The PR(D-R), between *Decode* and *Read* stages, stores the decoding signals of instructions, which are employed to activate the operational modules in the next stage, such as the memory sources, SPs, and the divergence management mechanisms. The *Read-Execution* PR(R-E) includes the Temporary Registers (TRs), which handle the parallel operands and predicate conditions for every SP core in the execution stage. Finally, the *Execution-Write* PR(E-Wr) includes a similar structure of the TRs, but handles the results of the operations performed in the execute stage. One additional PR(W-Wr) is located in the SM to interconnect the *Write* stage and the *Warp* controller of the SM. The PR(W-WR) is only composed of control signals describing the status and operation of an instruction in the SM.

From the reliability point of view, as the PRs hold sensitive information for the operation of the SM (data and control signals), SEUs affecting them can lead to data corruption or the interruption of the execution flow. The size of each PRs in FlexGripPlus are reported in Table I, considering 8, 16, and 32 SP configuations. The size of the controlpath does not depend on the number of SPs, but the size of the datapath does. Therefore, for a 8-SP configuration, the sizes of controlpath

and datapath are almost the same, but the datapath for a 32-SP configuration if four times the size of the controlpath.

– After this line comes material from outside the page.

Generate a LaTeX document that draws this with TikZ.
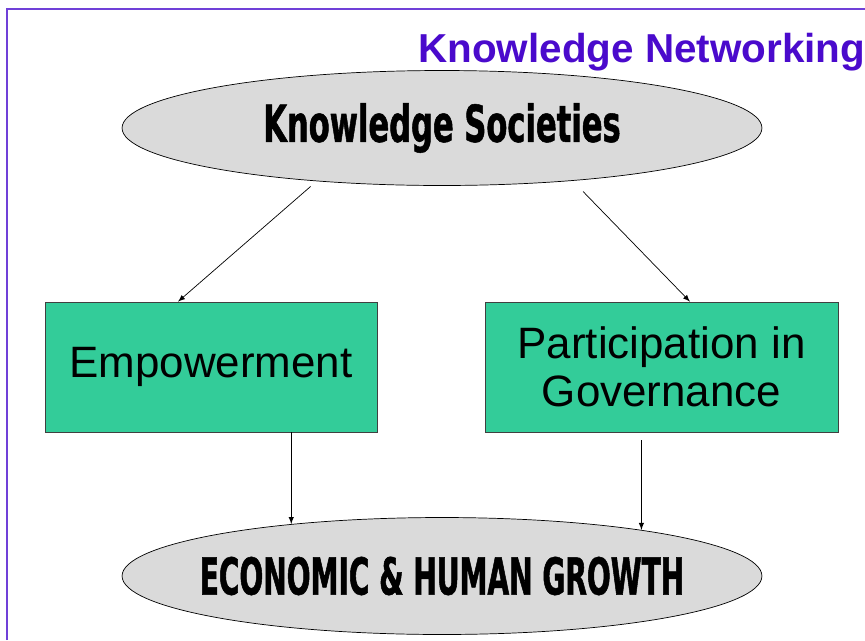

TABLE I SIZE OF THE PRS ACCORDING TO THE NUMBER OF SPS IN THE SM.

| Dinalina Dagistara     | Controlnoth | Datapath (SPs) |       |       |  |  |  |  |
|------------------------|-------------|----------------|-------|-------|--|--|--|--|
| Pipeline Registers     | Controlpath | 8              | 16    | 32    |  |  |  |  |
| Warp to Fetch (W-F)    | 140         | _              | -     | -     |  |  |  |  |
| Fetch to Decode (F-D)  | 237         | _              | _     | _     |  |  |  |  |
| Decode to Read (D-R)   | 408         | _              | _     | _     |  |  |  |  |
| Read to Execute (R-E)  | 302         | 1,024          | 2,048 | 4,096 |  |  |  |  |
| Execute to Write (E-W) | 251         | 512            | 1,024 | 2,048 |  |  |  |  |
| Write to Warp (Wr-W)   | 133         | _              | _     | _     |  |  |  |  |
| Total                  | 1,471       | 1,536          | 3,072 | 6,144 |  |  |  |  |
|                        |             |                |       |       |  |  |  |  |

#### III. EVALUATION OF THE PRS TO SEUS

In this Section, we present the mechanism to evaluate the SEU sensitivity. Then, we outline the implemented software-based hardening technique.

#### A. Fault injection environment

The custom fault injector is based on the *ModelSim* simulator, which hosts the FlexGripPlus model. The environment is based on the translation of a fault target into simulator commands in the hosting framework to represent the injection of a transient fault in the model. The process of translating and applying a fault are based on the guidelines introduced in [6], [19]. Moreover, a parallel multi-thread approach is employed to reduce the execution time of a fault campaign [20].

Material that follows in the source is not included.